Do Business Leaders Make Good Government Leaders?

The idea that a successful executive can “run government like a business” has an intuitive appeal—especially when voters are frustrated with bureaucracy, waste, or slow decision-making. But government is not simply a larger corporation: it operates under constitutional constraints, public scrutiny, and competing obligations that don’t map neatly onto profit-and-loss logic. Looking at history helps separate the comforting slogan from what actually happens when business leaders step into public office. It also clarifies where the argument in Bishop’s essay aligns with—or diverges from—how I think we should judge executives as government leaders.

A Brief History of Business Leaders in Government

Business leaders have appeared in government for as long as modern states have had organized commerce. In the United States, early national figures often straddled public service and private enterprise—merchants, bankers, publishers, shipowners—because the country’s political class was small and economic development was a national priority. Later, as industrialization accelerated, prominent executives and financiers moved in and out of federal advisory roles, cabinet posts, and regulatory bodies, shaping policy on tariffs, railroads, banking, and wartime mobilization. The pattern wasn’t simply “CEOs become presidents”; it was more often “business elites influence government” through appointments, commissions, and networks.

The 20th century added an important twist: the rise of large-scale administrative government demanded managerial competence, and business credentials became a persuasive shorthand for that competence. Some executives entered government during moments of perceived crisis—economic depression, war, inflation—when voters and parties were willing to gamble on a “fixer.” Over time, this contributed to a recurring narrative: business acumen equals leadership ability. Yet history also shows that these transitions are uneven; an executive’s success in a market environment does not guarantee success in a rule-bound environment where legitimacy, equity, and due process are central performance measures.
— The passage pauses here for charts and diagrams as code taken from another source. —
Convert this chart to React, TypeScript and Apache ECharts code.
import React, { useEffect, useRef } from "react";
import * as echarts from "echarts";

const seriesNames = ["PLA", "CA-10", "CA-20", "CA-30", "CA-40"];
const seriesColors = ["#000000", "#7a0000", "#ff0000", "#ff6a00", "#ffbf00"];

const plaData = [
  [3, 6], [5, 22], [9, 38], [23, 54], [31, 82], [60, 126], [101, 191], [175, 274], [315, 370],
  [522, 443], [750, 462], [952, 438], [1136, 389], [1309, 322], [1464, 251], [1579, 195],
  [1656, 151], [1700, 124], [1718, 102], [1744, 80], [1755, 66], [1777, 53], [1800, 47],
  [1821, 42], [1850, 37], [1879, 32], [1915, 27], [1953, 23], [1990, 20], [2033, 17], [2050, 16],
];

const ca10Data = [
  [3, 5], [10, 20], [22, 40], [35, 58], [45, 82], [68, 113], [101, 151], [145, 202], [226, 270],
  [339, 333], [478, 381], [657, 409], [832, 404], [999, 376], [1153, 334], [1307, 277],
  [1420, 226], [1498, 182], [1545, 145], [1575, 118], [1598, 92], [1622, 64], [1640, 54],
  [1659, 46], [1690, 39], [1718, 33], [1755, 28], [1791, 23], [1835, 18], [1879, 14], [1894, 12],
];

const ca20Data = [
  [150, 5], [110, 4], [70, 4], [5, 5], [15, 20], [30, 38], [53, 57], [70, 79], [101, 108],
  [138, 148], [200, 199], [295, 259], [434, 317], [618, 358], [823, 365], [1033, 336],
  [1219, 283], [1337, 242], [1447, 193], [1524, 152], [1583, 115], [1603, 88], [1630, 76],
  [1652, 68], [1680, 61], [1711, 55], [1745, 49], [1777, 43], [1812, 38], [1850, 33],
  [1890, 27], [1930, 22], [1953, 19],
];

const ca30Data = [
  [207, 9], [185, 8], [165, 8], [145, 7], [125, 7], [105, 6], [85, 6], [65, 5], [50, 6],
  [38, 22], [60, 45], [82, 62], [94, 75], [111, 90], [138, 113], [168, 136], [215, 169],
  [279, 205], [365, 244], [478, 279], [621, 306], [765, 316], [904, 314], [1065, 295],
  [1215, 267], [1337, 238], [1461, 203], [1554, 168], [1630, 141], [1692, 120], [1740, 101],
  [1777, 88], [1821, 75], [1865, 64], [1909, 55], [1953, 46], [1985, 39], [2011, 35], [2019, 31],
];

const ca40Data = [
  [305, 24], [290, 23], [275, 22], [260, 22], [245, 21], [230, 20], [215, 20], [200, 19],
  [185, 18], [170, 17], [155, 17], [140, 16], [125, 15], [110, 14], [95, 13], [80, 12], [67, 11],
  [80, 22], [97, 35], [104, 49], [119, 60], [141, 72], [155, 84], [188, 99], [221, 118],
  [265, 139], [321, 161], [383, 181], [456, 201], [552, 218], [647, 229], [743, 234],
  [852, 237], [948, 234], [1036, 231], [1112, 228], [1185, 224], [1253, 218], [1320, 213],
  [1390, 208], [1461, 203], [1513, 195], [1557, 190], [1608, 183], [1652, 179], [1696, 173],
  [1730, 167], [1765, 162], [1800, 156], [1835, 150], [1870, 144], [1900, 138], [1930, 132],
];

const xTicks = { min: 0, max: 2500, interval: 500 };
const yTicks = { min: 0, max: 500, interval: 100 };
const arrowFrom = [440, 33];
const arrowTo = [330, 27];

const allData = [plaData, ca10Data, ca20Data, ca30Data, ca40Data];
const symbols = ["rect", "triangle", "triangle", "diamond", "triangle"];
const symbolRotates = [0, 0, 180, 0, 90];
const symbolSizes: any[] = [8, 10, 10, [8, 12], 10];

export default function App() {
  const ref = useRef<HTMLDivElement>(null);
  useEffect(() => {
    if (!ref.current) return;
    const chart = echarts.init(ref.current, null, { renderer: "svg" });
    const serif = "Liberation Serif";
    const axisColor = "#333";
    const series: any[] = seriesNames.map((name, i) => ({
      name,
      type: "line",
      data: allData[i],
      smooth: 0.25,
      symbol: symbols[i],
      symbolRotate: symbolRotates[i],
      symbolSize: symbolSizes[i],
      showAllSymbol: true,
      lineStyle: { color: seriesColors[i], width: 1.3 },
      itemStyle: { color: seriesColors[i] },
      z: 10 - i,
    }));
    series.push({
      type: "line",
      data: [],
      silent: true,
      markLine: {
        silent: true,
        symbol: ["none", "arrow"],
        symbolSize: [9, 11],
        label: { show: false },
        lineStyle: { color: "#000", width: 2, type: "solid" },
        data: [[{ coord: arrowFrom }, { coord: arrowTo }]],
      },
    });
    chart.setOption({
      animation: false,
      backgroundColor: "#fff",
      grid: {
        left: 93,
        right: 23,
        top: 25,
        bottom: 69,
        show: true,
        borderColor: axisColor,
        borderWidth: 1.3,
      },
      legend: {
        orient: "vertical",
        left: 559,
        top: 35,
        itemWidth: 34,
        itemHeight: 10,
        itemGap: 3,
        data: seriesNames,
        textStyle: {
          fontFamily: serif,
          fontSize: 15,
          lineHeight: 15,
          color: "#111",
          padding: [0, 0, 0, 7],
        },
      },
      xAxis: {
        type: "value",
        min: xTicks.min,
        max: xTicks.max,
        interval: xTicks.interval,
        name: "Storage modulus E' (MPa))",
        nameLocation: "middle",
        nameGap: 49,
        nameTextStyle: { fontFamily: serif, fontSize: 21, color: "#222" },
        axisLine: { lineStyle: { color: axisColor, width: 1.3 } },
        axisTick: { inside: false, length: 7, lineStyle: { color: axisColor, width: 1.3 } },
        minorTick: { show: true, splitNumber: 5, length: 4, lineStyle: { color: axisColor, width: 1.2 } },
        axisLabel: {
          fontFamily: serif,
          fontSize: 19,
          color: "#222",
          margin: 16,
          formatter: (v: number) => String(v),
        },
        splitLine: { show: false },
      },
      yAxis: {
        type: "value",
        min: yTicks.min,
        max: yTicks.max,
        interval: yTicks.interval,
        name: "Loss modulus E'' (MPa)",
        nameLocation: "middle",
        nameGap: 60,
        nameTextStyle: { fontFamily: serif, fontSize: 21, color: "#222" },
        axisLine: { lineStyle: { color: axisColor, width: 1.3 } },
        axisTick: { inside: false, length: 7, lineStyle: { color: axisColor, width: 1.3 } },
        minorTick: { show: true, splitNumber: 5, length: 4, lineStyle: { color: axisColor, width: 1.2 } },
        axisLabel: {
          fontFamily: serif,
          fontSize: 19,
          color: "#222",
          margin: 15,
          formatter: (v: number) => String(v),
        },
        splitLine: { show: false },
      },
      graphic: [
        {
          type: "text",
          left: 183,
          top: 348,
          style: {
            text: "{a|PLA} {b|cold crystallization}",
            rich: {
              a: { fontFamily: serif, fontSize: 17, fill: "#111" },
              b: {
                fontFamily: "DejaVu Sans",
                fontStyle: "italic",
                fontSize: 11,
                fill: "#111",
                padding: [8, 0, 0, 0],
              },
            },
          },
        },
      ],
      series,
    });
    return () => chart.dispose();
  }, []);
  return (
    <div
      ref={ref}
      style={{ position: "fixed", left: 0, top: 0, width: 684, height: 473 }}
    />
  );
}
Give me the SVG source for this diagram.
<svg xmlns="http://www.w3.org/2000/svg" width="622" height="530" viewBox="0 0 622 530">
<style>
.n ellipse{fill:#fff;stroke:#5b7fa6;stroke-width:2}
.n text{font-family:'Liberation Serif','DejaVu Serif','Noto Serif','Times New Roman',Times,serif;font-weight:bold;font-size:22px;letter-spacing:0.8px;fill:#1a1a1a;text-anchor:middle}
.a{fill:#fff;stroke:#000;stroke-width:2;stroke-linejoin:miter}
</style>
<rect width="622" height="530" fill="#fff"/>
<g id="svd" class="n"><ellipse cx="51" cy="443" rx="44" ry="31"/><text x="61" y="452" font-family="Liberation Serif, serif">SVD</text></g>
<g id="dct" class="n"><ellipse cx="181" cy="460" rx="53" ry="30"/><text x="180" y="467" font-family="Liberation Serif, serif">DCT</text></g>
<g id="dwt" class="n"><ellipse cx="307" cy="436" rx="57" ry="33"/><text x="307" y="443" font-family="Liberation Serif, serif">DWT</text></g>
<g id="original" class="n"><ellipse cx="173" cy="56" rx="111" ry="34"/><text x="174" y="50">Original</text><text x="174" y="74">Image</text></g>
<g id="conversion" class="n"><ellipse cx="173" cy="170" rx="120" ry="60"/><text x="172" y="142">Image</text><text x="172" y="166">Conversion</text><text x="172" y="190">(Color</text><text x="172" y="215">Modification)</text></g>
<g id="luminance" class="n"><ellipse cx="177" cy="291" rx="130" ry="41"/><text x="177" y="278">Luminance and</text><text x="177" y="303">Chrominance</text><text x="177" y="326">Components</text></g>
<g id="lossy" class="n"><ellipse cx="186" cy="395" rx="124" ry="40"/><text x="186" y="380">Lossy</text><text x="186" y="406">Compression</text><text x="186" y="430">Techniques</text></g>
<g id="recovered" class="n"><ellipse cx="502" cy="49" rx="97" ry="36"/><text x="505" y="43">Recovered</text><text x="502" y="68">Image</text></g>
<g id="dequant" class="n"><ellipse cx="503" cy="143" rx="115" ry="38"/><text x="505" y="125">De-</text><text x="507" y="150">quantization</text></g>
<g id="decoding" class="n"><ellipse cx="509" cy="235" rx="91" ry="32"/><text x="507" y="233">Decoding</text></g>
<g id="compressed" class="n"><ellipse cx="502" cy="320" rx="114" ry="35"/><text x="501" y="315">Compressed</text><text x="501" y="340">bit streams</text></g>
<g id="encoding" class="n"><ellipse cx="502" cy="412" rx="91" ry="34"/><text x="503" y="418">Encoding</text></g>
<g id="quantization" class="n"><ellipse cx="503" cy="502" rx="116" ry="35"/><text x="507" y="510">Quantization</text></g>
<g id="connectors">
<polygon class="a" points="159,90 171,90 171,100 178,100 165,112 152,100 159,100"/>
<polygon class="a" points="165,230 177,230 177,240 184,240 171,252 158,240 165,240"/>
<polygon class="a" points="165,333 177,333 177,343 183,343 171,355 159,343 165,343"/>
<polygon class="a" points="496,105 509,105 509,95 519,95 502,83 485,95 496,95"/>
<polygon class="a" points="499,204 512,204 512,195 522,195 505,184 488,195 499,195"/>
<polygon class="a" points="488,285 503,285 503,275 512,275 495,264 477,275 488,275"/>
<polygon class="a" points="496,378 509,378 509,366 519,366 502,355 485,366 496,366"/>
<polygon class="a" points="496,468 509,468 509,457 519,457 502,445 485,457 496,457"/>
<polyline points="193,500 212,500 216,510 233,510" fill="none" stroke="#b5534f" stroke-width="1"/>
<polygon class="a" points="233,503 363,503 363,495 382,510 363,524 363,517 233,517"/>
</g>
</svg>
More recently, the business-to-government pathway has become more visible because modern media amplifies personal brands. When high-profile entrepreneurs and CEOs campaign, the campaign itself often frames government as a turnaround project: streamline operations, cut “waste,” renegotiate “bad deals,” and demand measurable outputs. That can be energizing, particularly for citizens who feel the public sector is unresponsive. But the historical record across countries suggests the results depend less on “business background” in the abstract and more on the leader’s respect for institutions, ability to build coalitions, and willingness to accept that public value is broader than financial efficiency.

Evaluating Executives as Leaders: Bishop vs. My View

Bishop’s view emphasizes the long-running presence of business figures in public life and treats executive experience as a potentially valuable resource—especially for organizational discipline, negotiating leverage, and results-oriented management. The argument, as I understand it, is not that business leaders are automatically better, but that they can bring useful skills and perspectives, and that the historical record includes cases where business experience translated into effective governance. Bishop also underscores that public frustration with career politicians is not new, and that voters periodically seek outsiders who can challenge complacency and entrenched interests.

Where I agree with Bishop is on the basic premise that business experience can be relevant—particularly in roles that require running large organizations, overseeing complex budgets, and making tradeoffs under uncertainty. Good executives often know how to set priorities, pick competent teams, establish accountability, and execute against timelines. Those are real advantages in public administration, especially in areas like emergency management, infrastructure delivery, procurement reform, and agency performance. In addition, many business leaders have deep exposure to global markets, technology, and supply chains—knowledge that can improve policy design when used responsibly.

Where I diverge is in how heavily I’d weight that experience compared with “government-native” capabilities. In a company, authority is comparatively concentrated and objectives can be simplified; in government, power is deliberately fragmented, coercive authority must be justified, and the “customer” is the entire public—including people who disagree with the leader and cannot opt out. The best government leaders therefore need an extra set of muscles: constitutional restraint, procedural fairness, coalition-building across factions, tolerance for transparency, and an ethical orientation toward rights and equal treatment rather than shareholder value. Business leaders can absolutely develop these muscles, but their prior success does not prove they have them—and in some cases, the habits that drive corporate wins (speed, secrecy, loyalty tests, winner-take-all bargaining) can backfire in public office.

Business leaders sometimes become strong government leaders, but not because they “run things like a business.” They succeed when they translate managerial strengths into a public-service mindset: respecting institutions, sharing power, operating transparently, and balancing efficiency with legitimacy and equity. Bishop is right to treat business experience as potentially valuable and historically recurring, but I’d caution against treating it as a reliable proxy for governing skill. In the end, the question isn’t whether executives can lead government—it’s whether a given executive can lead democratically, within constraints, and for people who are not “customers,” but citizens.